### Problem
From the very first line of the data to the line containing "# ── Data (TWh)", retype everything exactly, leaving the pictures behind.

-------------------------

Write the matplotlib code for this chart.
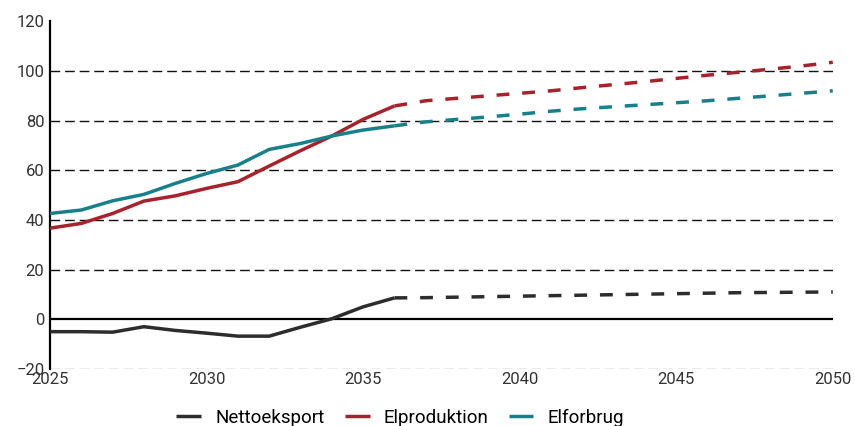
import matplotlib
matplotlib.use("Agg")
import matplotlib.pyplot as plt

# ── Data (TWh) ───────────────────────────────────────────────────────────────

years_hist = [2025, 2026, 2027, 2028, 2029, 2030, 2031, 2032, 2033, 2034, 2035, 2036]
netto_hist = [-5.0, -5.0, -5.2, -3.0, -4.5, -5.6, -6.8, -6.8, -3.2, 0.2, 5.0, 8.6]
prod_hist = [36.7, 38.6, 42.6, 47.6, 49.7, 52.7, 55.4, 61.7, 67.9, 73.8, 80.5, 85.9]
forbrug_hist = [42.6, 44.0, 47.7, 50.3, 54.7, 58.7, 62.1, 68.4, 70.8, 73.8, 76.2, 77.9]

years_proj = [2036, 2037, 2038, 2039, 2040, 2041, 2042, 2043, 2044, 2045,
              2046, 2047, 2048, 2049, 2050]
netto_proj = [8.6, 8.7, 8.9, 9.1, 9.3, 9.5, 9.7, 9.9, 10.1, 10.3,
              10.5, 10.7, 10.8, 10.9, 11.0]
prod_proj = [85.9, 88.0, 89.0, 90.0, 91.0, 92.0, 93.3, 94.5, 95.7, 97.0,
             98.3, 99.5, 100.7, 102.0, 103.5]
forbrug_proj = [77.9, 79.5, 80.5, 81.5, 82.6, 83.8, 84.8, 85.6, 86.4, 87.2,
                88.0, 89.0, 90.0, 91.0, 92.0]

labels = ["Nettoeksport", "Elproduktion", "Elforbrug"]
x_ticks = [2025, 2030, 2035, 2040, 2045, 2050]
y_ticks = [-20, 0, 20, 40, 60, 80, 100, 120]

# ── Styling ──────────────────────────────────────────────────────────────────

COLORS = ["#2d2d2d", "#a8222b", "#18808a"]
LW = 2.5
plt.rcParams["font.family"] = ["Roboto", "DejaVu Sans"]
plt.rcParams["font.size"] = 12

fig = plt.figure(figsize=(8.55, 4.26), dpi=100)
ax = fig.add_axes([0.0585, 0.134, 0.974 - 0.0585, 0.950 - 0.134])

# gridlines
for v in [20, 40, 60, 80, 100]:
    ax.axhline(v, color="#111111", lw=1.0, ls=(0, (7, 3.5)), zorder=1)
ax.axhline(-20, color="#9a9a9a", lw=1.0, ls=(0, (7, 3.5)), zorder=1)
ax.axhline(0, color="black", lw=1.6, zorder=2)

series = [(netto_hist, netto_proj), (prod_hist, prod_proj), (forbrug_hist, forbrug_proj)]
for (hist, proj), color, label in zip(series, COLORS, labels):
    ax.plot(years_hist, hist, color=color, lw=LW, solid_capstyle="butt",
            label=label, zorder=3)
    ax.plot(years_proj, proj, color=color, lw=LW, ls=(0, (3.7, 3.7)),
            dash_capstyle="butt", zorder=3)

ax.set_xlim(2025, 2050)
ax.set_ylim(-20, 120)
ax.set_xticks(x_ticks)
ax.set_yticks(y_ticks)
ax.tick_params(length=0, colors="#333333", labelsize=12, pad=4)
ax.tick_params(axis="x", pad=2)
for side in ["top", "right", "bottom"]:
    ax.spines[side].set_visible(False)
ax.spines["left"].set_linewidth(1.6)
ax.spines["left"].set_color("black")

fig.legend(loc="center", bbox_to_anchor=(0.468, 0.02), ncol=3,
           frameon=False, handlelength=1.33, columnspacing=1.07,
           handletextpad=0.75, fontsize=13.5, borderpad=0)

plt.savefig("out.png", dpi=100, facecolor="white")
plt.close()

-------------------------

### Task output
Write the matplotlib code for this chart.
import matplotlib
matplotlib.use("Agg")
import matplotlib.pyplot as plt

# ── Data (TWh) ───────────────────────────────────────────────────────────────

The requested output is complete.